Before the convention, Walter staged a benefit concert with the Cryan' Shames

Before the convention, Walter staged a benefit concert with the Cryan' Shames

I also don’t remember exactly how Dan and I got the gig at McCarthy HQ during the Convention, though I agree that all of the factors Dan mentioned would have played a role. Also, if our main role was as campaign messengers, as Dan helpfully confirms, the fact that we were locals and had a car (our family VW) also was a key factor. 

Earlier campaign memories for me include canvasing in South Bend, a few days before the Indiana primary, where the main competition was Bobby Kennedy.

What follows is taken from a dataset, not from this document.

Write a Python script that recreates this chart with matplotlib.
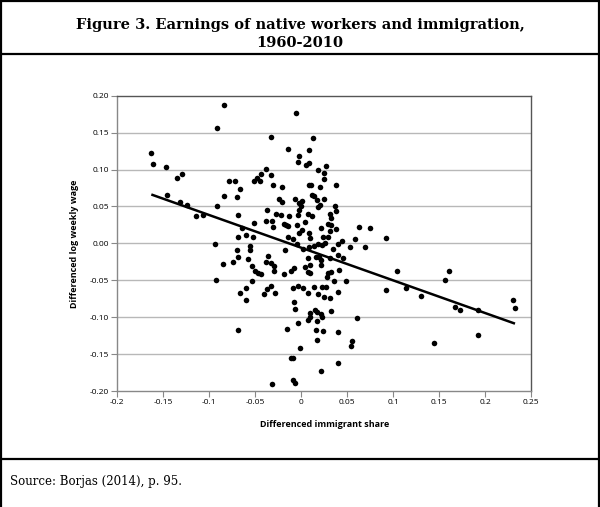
import numpy as np
import matplotlib
matplotlib.use("Agg")
import matplotlib.pyplot as plt
from matplotlib.lines import Line2D

title_lines = ["Figure 3. Earnings of native workers and immigration,", "1960-2010"]
source_text = "Source: Borjas (2014), p. 95."
x_label = "Differenced immigrant share"
y_label = "Differenced log weekly wage"
x_ticks = [-0.2, -0.15, -0.1, -0.05, 0, 0.05, 0.1, 0.15, 0.2, 0.25]
x_tick_labels = ["-0.2", "-0.15", "-0.1", "-0.05", "0", "0.05", "0.1", "0.15", "0.2", "0.25"]
y_ticks = [-0.20, -0.15, -0.10, -0.05, 0.00, 0.05, 0.10, 0.15, 0.20]
y_tick_labels = ["-0.20", "-0.15", "-0.10", "-0.05", "0.00", "0.05", "0.10", "0.15", "0.20"]

immigrant_share = [
    -0.0837, -0.0913, -0.163, -0.161, -0.147, -0.135, -0.130, -0.079, -0.0837, -0.1457,
    -0.132, -0.124, -0.114, -0.1065, -0.0917, -0.0935, -0.0855, -0.0928,
    -0.0058, -0.033, -0.0148, -0.0025, -0.0033, -0.0384, -0.044, -0.033, -0.0717, -0.051,
    -0.0478, -0.0449, -0.0308, -0.0206, -0.0663, -0.0702, -0.0239, -0.0206, -0.0072, -0.0025,
    -0.037, -0.0685, -0.0272, -0.022, -0.013, -0.0036, -0.0384, -0.0322, -0.0191, -0.0166,
    -0.0141, -0.051, -0.0304, -0.004, -0.0645, -0.0685, -0.0598, -0.0525, -0.0141, -0.0087,
    -0.004,
    0.013, 0.0084, 0.0084, 0.0048, 0.0185, 0.0265, 0.0243, 0.025, 0.0084, 0.0105,
    0.0207, 0.0377, 0.0113, 0.0135, 0.0167, 0.025, 0.0004, -0.0003, 0.0178, 0.0207,
    0.0366, 0.0377, -0.0025, 0.007, 0.0113, 0.0309, 0.0323, 0.004, 0.0293, 0.0323,
    0.038, 0.0214, 0.0309, -0.0025, 0.0011, 0.0084, 0.0236, 0.0293, 0.0091, 0.0439,
    0.0584, 0.0624, 0.0754, 0.0924, 0.040,
    -0.0699, -0.0685, -0.0739, -0.0554, -0.0554, -0.0576, -0.0533, -0.0503, -0.0467, -0.0438,
    -0.0359, -0.0387, -0.033, -0.0293, -0.0293, -0.0177, -0.0185, -0.0112, -0.0076, -0.0533,
    -0.0598, -0.0663, -0.0598, -0.0402, -0.037, -0.033, -0.0286, -0.0087, -0.0039, -0.0076,
    -0.0068, -0.0691, -0.0159, -0.0039, -0.0112, -0.0087, -0.0315, -0.0087, -0.0068,
    0.0022, 0.0084, 0.0141, 0.0185, 0.0228, 0.0258, 0.0348, 0.0533, 0.0692, 0.0076,
    0.0157, 0.0192, 0.0214, 0.0312, 0.0396, 0.0457, 0.004, 0.0095, 0.0214, 0.0076,
    0.0095, 0.0293, 0.0323, 0.0413, 0.0276, 0.0359, 0.0489, 0.0022, 0.0141, 0.0232,
    0.0265, 0.007, 0.0178, 0.0402, 0.025, 0.0312, 0.0924, 0.0098, 0.0091, 0.0149,
    0.0174, 0.0221, 0.0228, 0.0323, 0.0076, 0.0167, 0.0605, 0.0157, 0.0239, 0.0402,
    0.0174, 0.0548, 0.054, -0.0011, 0.0396, 0.0214,
    0.1043, 0.1141, 0.1304, 0.1446, 0.1565, 0.1609, 0.1674, 0.1728, 0.1924, 0.1924,
    0.2304, 0.2326,
]
log_wage = [
    0.188, 0.156, 0.122, 0.107, 0.103, 0.088, 0.094, 0.085, 0.064, 0.066,
    0.056, 0.052, 0.037, 0.039, 0.050, -0.001, -0.028, -0.050,
    0.177, 0.144, 0.128, 0.118, 0.110, 0.1006, 0.094, 0.0925, 0.084, 0.0848,
    0.088, 0.0848, 0.079, 0.0767, 0.0735, 0.0627, 0.060, 0.0564, 0.060, 0.055,
    0.045, 0.038, 0.040, 0.038, 0.0374, 0.039, 0.0306, 0.0306, 0.0266, 0.0243,
    0.0234, 0.028, 0.0225, 0.0252, 0.0207, 0.008, 0.0112, 0.0085, 0.008, 0.0054,
    -0.001,
    0.1426, 0.1263, 0.1083, 0.1056, 0.0993, 0.1047, 0.0956, 0.0867, 0.0794, 0.0794,
    0.0767, 0.0785, 0.065, 0.064, 0.0586, 0.0604, 0.0577, 0.0505, 0.0496, 0.0523,
    0.0505, 0.0433, 0.045, 0.0397, 0.037, 0.0397, 0.0338, 0.0293, 0.0261, 0.0248,
    0.0198, 0.0207, 0.0162, 0.0144, 0.018, 0.0135, 0.009, 0.008, 0.0072, 0.0035,
    0.0062, 0.022, 0.0211, 0.0076, -0.001,
    -0.0091, -0.0181, -0.0257, -0.0037, -0.0091, -0.0213, -0.0307, -0.0375, -0.0398, -0.0416,
    -0.0172, -0.0257, -0.0271, -0.0307, -0.0375, -0.0091, -0.0416, -0.0375, -0.0339, -0.051,
    -0.060, -0.0669, -0.0768, -0.069, -0.0623, -0.0578, -0.0677, -0.061, -0.0578, -0.0795,
    -0.0894, -0.1174, -0.1165, -0.1075, -0.155, -0.1557, -0.1905, -0.185, -0.1888,
    -0.0081, -0.0054, -0.0037, -0.001, -0.0023, 0.0008, -0.0081, -0.0054, -0.0046, -0.0203,
    -0.0181, -0.019, -0.0226, -0.0203, -0.0158, -0.0203, -0.0317, -0.0294, -0.0294, -0.0384,
    -0.0406, -0.0398, -0.0389, -0.0361, -0.046, -0.0506, -0.0506, -0.061, -0.0596, -0.0587,
    -0.0596, -0.0677, -0.0687, -0.0664, -0.0731, -0.0745, -0.0632, -0.0948, -0.0993, -0.0903,
    -0.0926, -0.0957, -0.1002, -0.0912, -0.1039, -0.1048, -0.1016, -0.1174, -0.1183, -0.1197,
    -0.131, -0.1319, -0.139, -0.1422, -0.1617, -0.173,
    -0.0375, -0.0601, -0.0709, -0.1345, -0.0501, -0.0375, -0.0862, -0.0903, -0.0903, -0.1242,
    -0.0772, -0.088,
]

W, H = 600, 507
fig = plt.figure(figsize=(W / 100, H / 100), dpi=100)
fig.patch.set_facecolor("white")

def fx(px):
    return px / W

def fy(py):
    return 1 - py / H

ax = fig.add_axes([fx(117.3), fy(391), fx(531) - fx(117.3), fy(95.7) - fy(391)])

x = np.array(immigrant_share)
y = np.array(log_wage)

for yt in y_ticks[1:-1]:
    ax.axhline(yt, color="#b8b8b8", lw=1.0, zorder=0)

ax.scatter(x, y, s=16, color="black", zorder=3, linewidths=0)

coef = np.polyfit(x, y, 1)
xl = np.array([x.min(), x.max()])
ax.plot(xl, np.polyval(coef, xl), color="black", lw=1.8, zorder=4, solid_capstyle="butt")

ax.set_xlim(-0.2, 0.25)
ax.set_ylim(-0.2, 0.2)
ax.set_xticks(x_ticks)
ax.set_xticklabels(x_tick_labels)
ax.set_yticks(y_ticks)
ax.set_yticklabels(y_tick_labels)

for lab in ax.get_xticklabels() + ax.get_yticklabels():
    lab.set_fontfamily("Open Sans")
    lab.set_fontsize(6)
ax.tick_params(axis="both", direction="out", length=4, width=0.8, color="#888888", pad=2)
for side in ["left", "bottom"]:
    ax.spines[side].set_color("#888888")
    ax.spines[side].set_linewidth(1.0)
for side in ["top", "right"]:
    ax.spines[side].set_color("#555555")
    ax.spines[side].set_linewidth(1.0)

ax.set_xlabel(x_label, fontfamily="Open Sans", fontweight="bold", fontsize=6.5, labelpad=10)
ax.set_ylabel(y_label, fontfamily="Open Sans", fontweight="bold", fontsize=6.5, labelpad=8)

# frame lines
lw_frame = 1.6
fig.add_artist(Line2D([fx(1), fx(599)], [fy(1), fy(1)], color="black", lw=lw_frame))
fig.add_artist(Line2D([fx(1), fx(599)], [fy(54), fy(54)], color="black", lw=lw_frame))
fig.add_artist(Line2D([fx(1), fx(599)], [fy(459), fy(459)], color="black", lw=lw_frame))
fig.add_artist(Line2D([fx(1), fx(1)], [fy(1), fy(506)], color="black", lw=lw_frame))
fig.add_artist(Line2D([fx(599), fx(599)], [fy(1), fy(506)], color="black", lw=lw_frame))

fig.text(0.5, fy(25), title_lines[0], ha="center", va="center", fontsize=10.5,
         fontweight="bold", family="DejaVu Serif")
fig.text(0.5, fy(43), title_lines[1], ha="center", va="center", fontsize=10.5,
         fontweight="bold", family="DejaVu Serif")
fig.text(fx(10), fy(482), source_text, ha="left", va="center", fontsize=8.5,
         family="DejaVu Serif")

fig.savefig("out.png", dpi=100, facecolor="white")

Closer to home, I remember that Dan and I were among those who rode in the Glen Ellyn 4th of July parade in a McCarthy car (Marlena Malmstedt, who was with us that day, sent me a photo of us in the car from the Glen Ellyn News several years ago). 

Also that summer at some point between my graduation from Glenbard West in mid-June and the Democratic convention from Aug 26-29—I would guesstimate soon before the Fourth of July parade, but it might have been later in July as well—I played a lead role in organizing a benefit concert for the McCarthy campaign that was held in the gym at Glenbard featuring the ‘Cryan Shames, a Chicago-based rock group that achieved short-lived national prominence in 1967-68, especially with a sweet soft-rock anthem It Could Be We’re In Love.

The person I arranged it with (I have no memory of how I got connected with him) was Isaac Guillory, who played bass guitar with the ‘Shames. I just looked up Isaac on Wikipedia and found out that he died at age 53 in 2000, was from a Turkish Jewish family and grew up in Cuba before re-locating to the States as a teenager. At the time of our connection, he was all of 21.   

In any case, I recall that I hadn’t been totally up front with the Glenbard authorities that the concert was a McCarthy fundraiser, but they found out somehow and informed me sternly the concert could only go forward if we assured them it was not a McCarthy fund-raiser, simply an appearance by the Cryan' Shames, perhaps for some other good cause. I called Guillory to inform him and was relieved that he agreed that the Cryan' Shames would do the concert without mentioning Gene McCarthy, even though we both agreed that the proceeds would go to the McCarthy campaign in any case.

The concert went ahead and I remember that despite doing little publicity beyond word of mouth and a few flyers placed on telephone poles around Glen Ellyn, we had a pretty good turnout—maybe 200 attendees (not surprising because the Shames were at the peak of their fame at that point). Early in the evening I was feeling euphoric about the success of the event, but when they took the stage, one of band members blurted out, “We are so happy to be here on behalf of Gene McCarthy.” 

My heart literally sank into my shoes, but fortunately, either the Glenbard maintenance people assigned to the event didn’t hear it or had not been aware of the administration’s edict. So nobody  came up to me and order that the concert be stopped.

So, the show went on and we managed to raise some money for McCarthy (I have no recollection how much, but I’m guesstimating $700 at 200 attendees at $5 a head with maybe $300 to be paid to Glenbard for use of the venue. Is that about what a venue would take?) In any case that event was both my first and my last gig as an impresario. Beginner’s luck.